WASHINGTON -- The Rev. Al Sharpton has begun a search for an executive director to head his Madison Avenue Initiative as the group expands its focus beyond advertising to cable programming.
Sharpton will step down as president of the National Action Network, of which the MAI is a part, next April to pursue a possible presidential bid. He said the MAI, which concentrates on getting large advertisers to spend more money on ethnic media, needs a leader who can also scrutinize minority representation in cable programs. Sharpton will continue to serve as an adviser.

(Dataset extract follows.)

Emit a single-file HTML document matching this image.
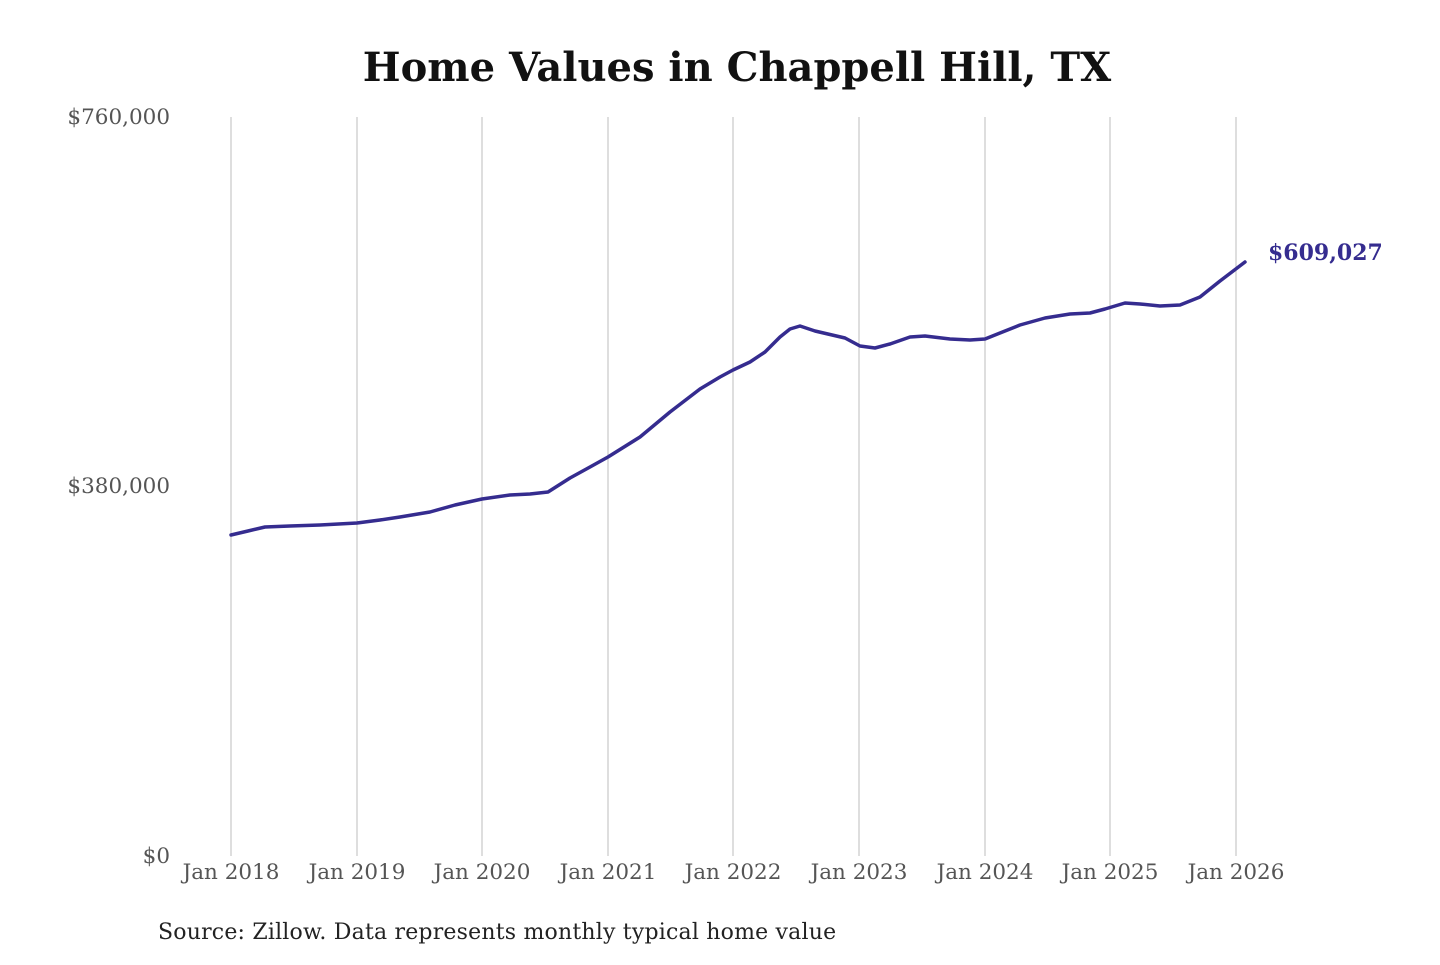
<!DOCTYPE html>
<html><head><meta charset="utf-8"><style>
html,body{margin:0;padding:0;background:#fff;}
svg text{font-family:"DejaVu Serif","Liberation Serif",serif;}
</style></head><body>
<svg width="1440" height="960" viewBox="0 0 1440 960" xmlns="http://www.w3.org/2000/svg">
<text x="737" y="81" text-anchor="middle" font-size="40" font-weight="bold" fill="#111">Home Values in Chappell Hill, TX</text>
<g stroke="#bdbdbd" stroke-width="1">
<line x1="231" y1="117" x2="231" y2="856"/>
<line x1="357" y1="117" x2="357" y2="856"/>
<line x1="482" y1="117" x2="482" y2="856"/>
<line x1="608" y1="117" x2="608" y2="856"/>
<line x1="733" y1="117" x2="733" y2="856"/>
<line x1="859" y1="117" x2="859" y2="856"/>
<line x1="985" y1="117" x2="985" y2="856"/>
<line x1="1110" y1="117" x2="1110" y2="856"/>
<line x1="1236" y1="117" x2="1236" y2="856"/>
</g>
<g font-size="21.5" fill="#555" text-anchor="end">
<text x="170" y="124">$760,000</text>
<text x="170" y="493">$380,000</text>
<text x="170" y="863">$0</text>
</g>
<g font-size="21.5" fill="#555" text-anchor="middle">
<text x="231" y="879">Jan 2018</text>
<text x="357" y="879">Jan 2019</text>
<text x="482" y="879">Jan 2020</text>
<text x="608" y="879">Jan 2021</text>
<text x="733" y="879">Jan 2022</text>
<text x="859" y="879">Jan 2023</text>
<text x="985" y="879">Jan 2024</text>
<text x="1110" y="879">Jan 2025</text>
<text x="1236" y="879">Jan 2026</text>
</g>
<polyline fill="none" stroke="#352c8f" stroke-width="3.5" stroke-linejoin="round" stroke-linecap="round"
points="231,535 248,531 265,527 290,526 320,525 357,523 380,520 400,517 430,512 455,505 482,499 510,495 530,494 548,492 570,478 590,467 608,457 640,437 670,412 700,389 720,377 733,370 750,362 765,352 780,337 790,329 800,326 815,331 845,338 860,346 875,348 890,344 910,337 925,336 950,339 970,340 985,339 1000,333 1020,325 1045,318 1070,314 1090,313 1105,309 1125,303 1140,304 1160,306 1180,305 1200,297 1220,281 1245,262"/>
<text x="1268" y="260" font-size="22" font-weight="bold" fill="#352c8f">$609,027</text>
<text x="158" y="939" font-size="22" fill="#222" letter-spacing="0.2">Source: Zillow. Data represents monthly typical home value</text>
</svg>
</body></html>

"Programming and advertising work hand in glove," Sharpton said. "So much of the advertising and programming can affect the minority community pro or con."
The MAI is talking with Comcast officials about its minority hiring and programming practices, Sharpton said. Comcast did not return calls by press time.
The MAI's strategy has focused on corporate negotiations and calls for consumers to boycott companies who fail to spend their ad dollars on African American aimed media.
Sharpton said the tactics have raised awareness of these issues and that several companies make progress reports to the MAI on their minority ad efforts.
Adonis Hoffman, svp and counsel of the American Association of Advertising Agencies, said Sharpton's work with the ad industry has been productive. "Rev. Sharpton has proven to be a very insightful advocate for his constituency. He knows how to work within the system and he knows how to shake the system up."
The MAI has targeted Burger King, Colgate-Palmolive, PepsiCo and Microsoft, among others. The group has also closely scrutinized federal-government advertising contracts.
The MAI has considered a class-action lawsuit since April against government and ad agencies that have not paid minority contractors fair rates [Adweek, April 8].
Sharpton said the lawsuit, which is being handled by Johnnie Cochran and New York attorney Michael Hardy, will proceed, but declined to discuss why it had not yet been filed. Hardy did not return calls by press time.
The suit will focus on noncompliance with an executive order that requires federal agencies to pay market rates. The MAI has been concerned about the relationship between Leo Burnett and its minority subcontractors on the U.S. Army's account.
Rep. Carolyn Kilpatrick, D-Mich., is considering possible legislation that would make the executive order law, sources said.